In other limited release news, The King's Speech expanded to six screens and didn't miss a beat, pulling down a whopping $54,086 per-screen, which may be a record for a non-opening weekend per-screen average for anything other than Disney cartoons, but I honestly don't know for sure. I presume the Colin Firth dramedy goes wider next weekend. Debuting in just two theaters, the Magnolia true-life crime drama All Good Things pulled in $18,856 per screen, which is pretty impressive considering it's readily available on Video On Demand. The much-delayed Jim Carrey/Ewan McGregor true-crime romance I Love You, Phillip Morris debuted to pretty solid reviews and $112,520 on six screens.

In general holdover news, the adult entries (Unstoppable, Love and Other Drugs, Burlesque) held their ground, with drops under 50%. The Anne Hathaway rom-com dropped 42%, which extra evidence that the R-rated film should have debuted this weekend instead of the crowded family-centric Thanksgiving weekend (new total: $22.5 million). Unstoppable has now grossed $68.7 million, surpassing The Taking of Pelham 123, Deja Vu, The Manchurian Candidate, and The Bone Collector. Due Date crossed $90 million and Megamind sits with $136 million. 127 Hours expanded to 433 screens to the sounds of general indifference or fear. The James Franco vehicle grossed just $1.6 million for a middling $3,739 per-screen average. It's not a terrible number, but considering that the film's media-interest level has probably peaked, it's unlikely that the Danny Boyle picture will do that much over $10 million, give-or-take awards-season traction (it's currently at $6.5 million).

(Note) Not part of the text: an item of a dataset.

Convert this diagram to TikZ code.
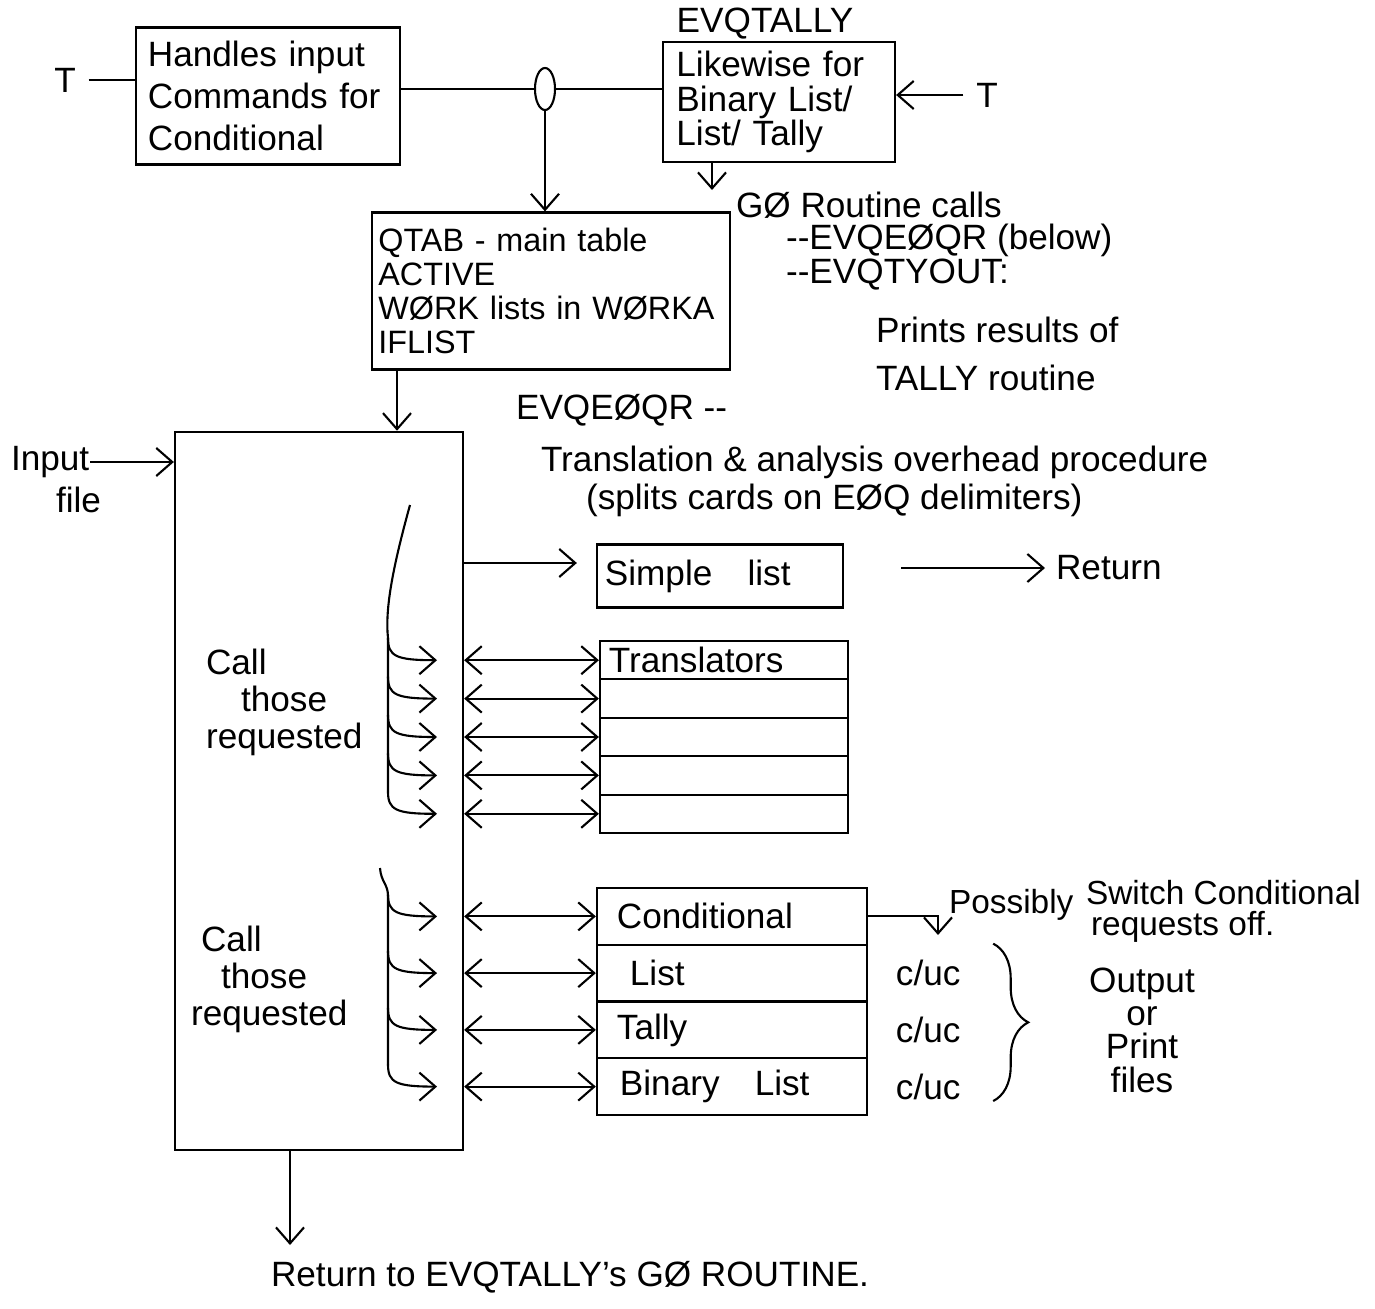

That's it for this weekend. Join us next weekend for the Angelina Jolie/Johnny Depp thriller The Tourist and The Chronicles of Narnia: Voyage of the Dawn Treader (where Fox picks up the Narnia franchise from Disney and hopes for the best). In limited release, Mark Wahlberg, Melissa Leo, and Christan Bale work out their family issues while boxing in The Fighter, and the Ben Affleck/Chris Cooper/Tommy Lee Jones drama The Company Men makes its Oscar-qualifying debut before being pushed into a January wide-release.